Now, there was a time in the mid-noughties, that I almost completely lost interest in what was happening in metal, extreme metal and black metal in particular. It just felt like things were going in directions I didn’t give two shits about. Even today, there are very few albums from that period that spark any mentionable interest in me.
And guess what? Based on this compilation, it is just the sound of that age which seems to inspire Schwarzdorn. A great deal of the tracks on this compilation are black metal of the styles that were so prevalent during those years. And now, as then, I find myself thorouhgly disinterested.
In other words, there’s a lot of second wave derivative black metal with a more or less symphonic and/or synth-laden bent (Xerión, Dark Man Shadow, Quintessence Mystica, Formicarius…), viking/pagan inspired black metal (Taunusheim, Zgard, Fir Bolg…) and that most generic form of noughties metal; often female-fronted, melodic and melancholic gothic-tinged stuff sometimes labelled doom metal, but far too light to actually be doom (Oblivion Beach, Vuolla…).

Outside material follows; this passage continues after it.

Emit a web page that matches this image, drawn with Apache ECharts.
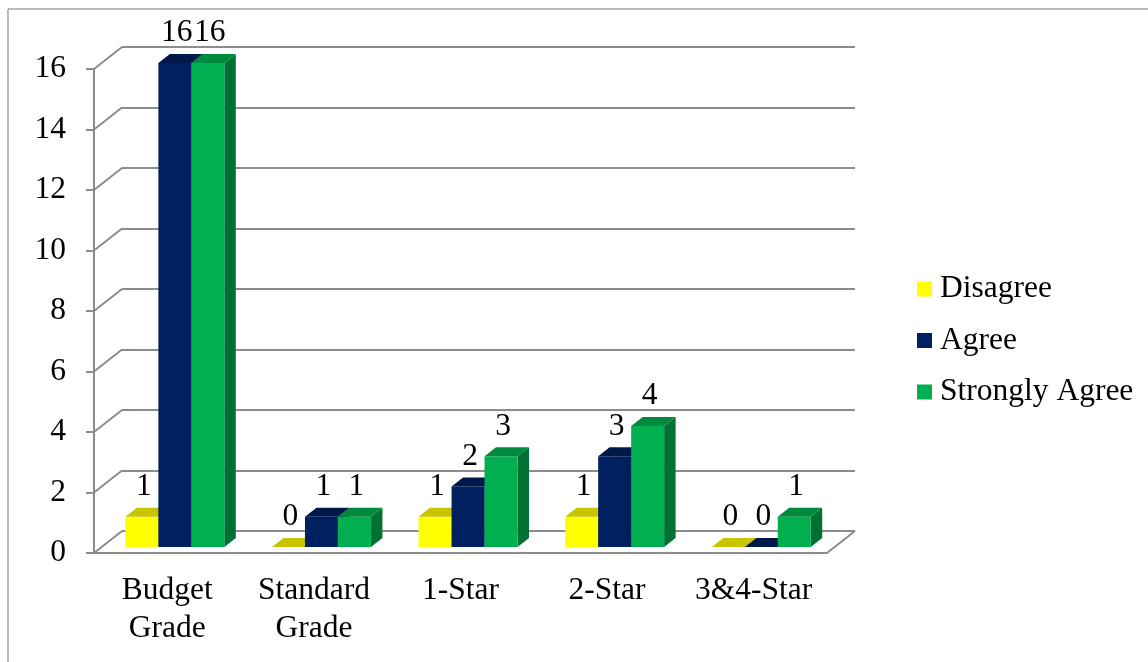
<!DOCTYPE html>
<html>
<head>
<meta charset="utf-8">
<script src="https://cdn.jsdelivr.net/npm/echarts@6/dist/echarts.min.js"></script>
<style>
html, body { margin: 0; padding: 0; background: #fff; }
#chart { width: 1148px; height: 662px; }
</style>
</head>
<body>
<div id="chart"></div>
<script>
const categories = ['Budget\nGrade', 'Standard\nGrade', '1-Star', '2-Star', '3&4-Star'];
const disagree = [1, 0, 1, 1, 0];
const agree = [16, 1, 2, 3, 0];
const stronglyAgree = [16, 1, 3, 4, 1];
const seriesNames = ['Disagree', 'Agree', 'Strongly Agree'];
const yTicks = [0, 2, 4, 6, 8, 10, 12, 14, 16];

const FONT = "'Liberation Serif', 'Times New Roman', serif";
const FS = 31.5;
const GREY = '#8c8c8c';
// fake 3d: shift from the front axis plane to the back wall
const DEPTH_X = 28, DEPTH_Y = -22;
const BAR_OFF = 0.27;    // bar fronts sit a bit inside the floor
const BAR_DEPTH = 0.41;  // how deep a bar is
const BAR_FRAC = 0.225;  // bar width as a share of one category

const palette = [
    {front: '#FFFF00', top: '#C8C400', side: '#B0AC00'},
    {front: '#002060', top: '#00184A', side: '#001540'},
    {front: '#00B050', top: '#008A3E', side: '#007132'}
];

function barRenderer(k) {
    return function (params, api) {
        const i = api.value(0), v = api.value(1);
        const w = api.size([1, 0])[0] * BAR_FRAC;
        const base = api.coord([i, 0]);
        const top = api.coord([i, v]);
        const ox = DEPTH_X * BAR_OFF, oy = DEPTH_Y * BAR_OFF;
        const dx = DEPTH_X * BAR_DEPTH, dy = DEPTH_Y * BAR_DEPTH;
        const x0 = base[0] + ox + (k - 1.5) * w;
        const x1 = x0 + w;
        const y0 = base[1] + oy, y1 = top[1] + oy;
        const c = palette[k];
        return {
            type: 'group',
            children: [
                {type: 'polygon', shape: {points: [[x1, y0], [x1 + dx, y0 + dy], [x1 + dx, y1 + dy], [x1, y1]]}, style: {fill: c.side}},
                {type: 'rect', shape: {x: x0, y: y1, width: w, height: y0 - y1}, style: {fill: c.front}},
                {type: 'polygon', shape: {points: [[x0, y1], [x1, y1], [x1 + dx, y1 + dy], [x0 + dx, y1 + dy]]}, style: {fill: c.top}},
                {type: 'text', z2: 10, style: {
                    text: String(v), x: (x0 + x1) / 2 + 2, y: y1 + dy - 21,
                    align: 'center', verticalAlign: 'middle',
                    fill: '#000', fontSize: FS, fontFamily: FONT
                }}
            ]
        };
    };
}

// diagonals from the front axis ticks to the back wall, plus the floor's right edge
function frameRenderer(params, api) {
    const cs = params.coordSys;
    const v = api.value(1);
    const y = api.coord([0, v])[1];
    const children = [
        {type: 'line', shape: {x1: cs.x, y1: y, x2: cs.x + DEPTH_X, y2: y + DEPTH_Y}, style: {stroke: GREY, lineWidth: 2}}
    ];
    if (v === 0) {
        const xr = cs.x + cs.width;
        children.push({type: 'line', shape: {x1: xr, y1: y, x2: xr + DEPTH_X, y2: y + DEPTH_Y}, style: {stroke: GREY, lineWidth: 2}});
    }
    return {type: 'group', children};
}

const chart = echarts.init(document.getElementById('chart'));
const values = [disagree, agree, stronglyAgree];

chart.setOption({
    animation: false,
    textStyle: {fontFamily: FONT},
    graphic: [
        {type: 'line', shape: {x1: 8, y1: 9, x2: 1148, y2: 9}, style: {stroke: '#a6a6a6', lineWidth: 1.5}},
        {type: 'line', shape: {x1: 8, y1: 9, x2: 8, y2: 662}, style: {stroke: '#a6a6a6', lineWidth: 1.5}}
    ],
    grid: [
        {left: 94, top: 69, width: 733, height: 484},
        {left: 122, top: 47, width: 733, height: 484}
    ],
    legend: {
        orient: 'vertical',
        left: 912,
        top: 268,
        itemWidth: 15,
        itemHeight: 15,
        itemGap: 19.5,
        icon: 'rect',
        selectedMode: false,
        data: seriesNames,
        textStyle: {fontSize: FS, fontFamily: FONT, color: '#000', lineHeight: 30, padding: [0, 0, 0, 3]}
    },
    xAxis: [
        {
            gridIndex: 0,
            type: 'category',
            data: categories,
            axisLine: {lineStyle: {color: GREY, width: 2}},
            axisTick: {length: 9, lineStyle: {color: GREY, width: 2}},
            axisLabel: {interval: 0, fontSize: FS, fontFamily: FONT, color: '#000', lineHeight: 38, margin: 19}
        },
        {gridIndex: 1, type: 'category', data: categories, show: false}
    ],
    yAxis: [
        {
            gridIndex: 0,
            type: 'value',
            min: 0, max: 16, interval: 2,
            axisLine: {show: true, lineStyle: {color: GREY, width: 2}},
            axisTick: {show: true, length: 8, lineStyle: {color: GREY, width: 2}},
            axisLabel: {fontSize: FS, fontFamily: FONT, color: '#000', margin: 28, padding: [6, 0, 0, 0]},
            splitLine: {show: false}
        },
        {
            gridIndex: 1,
            type: 'value',
            min: 0, max: 16, interval: 2,
            axisLine: {show: false},
            axisTick: {show: false},
            axisLabel: {show: false},
            splitLine: {show: true, lineStyle: {color: GREY, width: 2}}
        }
    ],
    series: [
        {
            type: 'custom',
            name: 'frame',
            xAxisIndex: 0, yAxisIndex: 0,
            z: 1,
            silent: true,
            renderItem: frameRenderer,
            encode: {x: 0, y: 1},
            data: yTicks.map(v => [0, v])
        }
    ].concat(seriesNames.map((name, k) => ({
        type: 'custom',
        name: name,
        xAxisIndex: 0, yAxisIndex: 0,
        z: 3,
        itemStyle: {color: palette[k].front},
        renderItem: barRenderer(k),
        encode: {x: 0, y: 1},
        data: values[k].map((v, i) => [i, v])
    })))
});
</script>
</body>
</html>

With very few exceptions, this is just the kind of stuff that turned me off extreme metal for a while.
So am I saying this compilation and, by extension, Schwarzdorn Production, are shit? Absolutely not. All I’m saying is that based on this compilation, Schwarzdorn and I just have very different tastes.
As far as extreme and underground metal of these types goes, for the most part the tracks on this album are entirely decent. Some even good within their subgenres. So, in other words: if you – in stark contrast to me – think the mid-noughties were a high point in extreme and underground metal, if you can’t get enough of the noughties pagan/viking black metal and semi-symphonic black metal, odds are that Schwarzdorn’s releases will be up your alley.
They aren’t up my alley, not at all. But looking past that, with some degree of objectivity, this compilation presents well over an hour of material that isn’t, within its own context, too shabby at all.